Texto originalmente publicado na edição 1018 do Nossa Voz, da Casa do Povo.

 

Leda Cartum escreveu os livros As horas do dia – pequeno dicionário calendário (7Letras, 2012) e O porto (Iluminuras, 2016). Mestre em Literatura Francesa pela USP, hoje trabalha com texto em diversas áreas – da tradução ao roteiro.

 


1 A palavra pogrom – em íidiche, פּאָגראָם – significa qualquer ataque violento e maciço para destruir um povo e o seu ambiente. Costuma ser usada para designar os atos de violência em massa que ocorreram principalmente contra o povo judeu, na Europa, em meados do século XX.

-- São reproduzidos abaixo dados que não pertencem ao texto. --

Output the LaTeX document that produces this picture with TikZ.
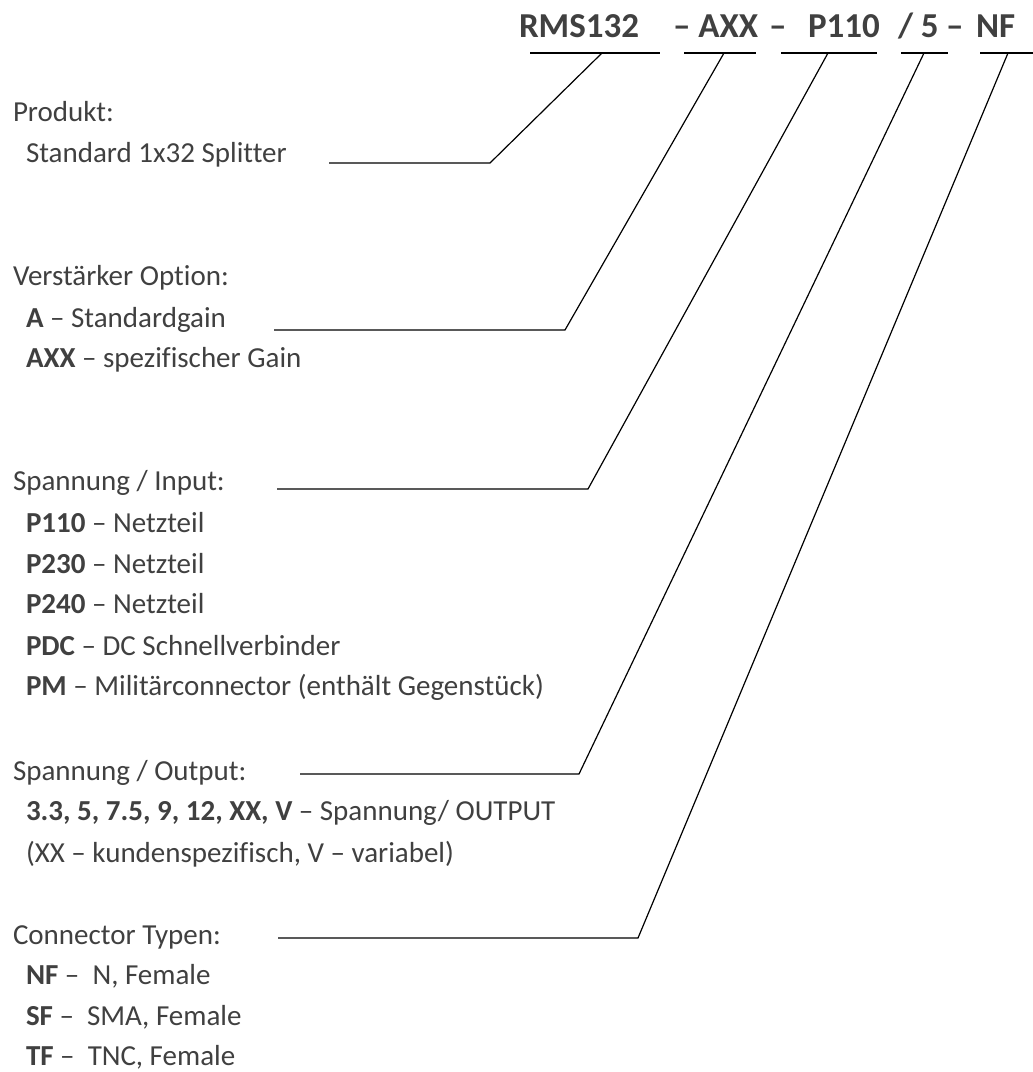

2 A palavra seder – em íidiche, סדר – significa “ordem”, e costuma ser usada no judaísmo para designar o conjunto de rituais feitos no jantar da cerimônia do Pessach. Já a palavra Pessach – em íidiche, פסח – quer dizer, literalmente, “passar por cima” ou “passar pelo alto”; designa uma das festas mais importantes e simbólicas da religião judaica, na qual se comemora a libertação dos escravos do Egito e a peregrinação do povo judeu pelo deserto até chegar na terra prometida. A história dessa travessia é contada durante o jantar, que é voltado principalmente para as crianças da família, para que elas conheçam a história de seus antepassados e continuem a transmiti-la através das gerações.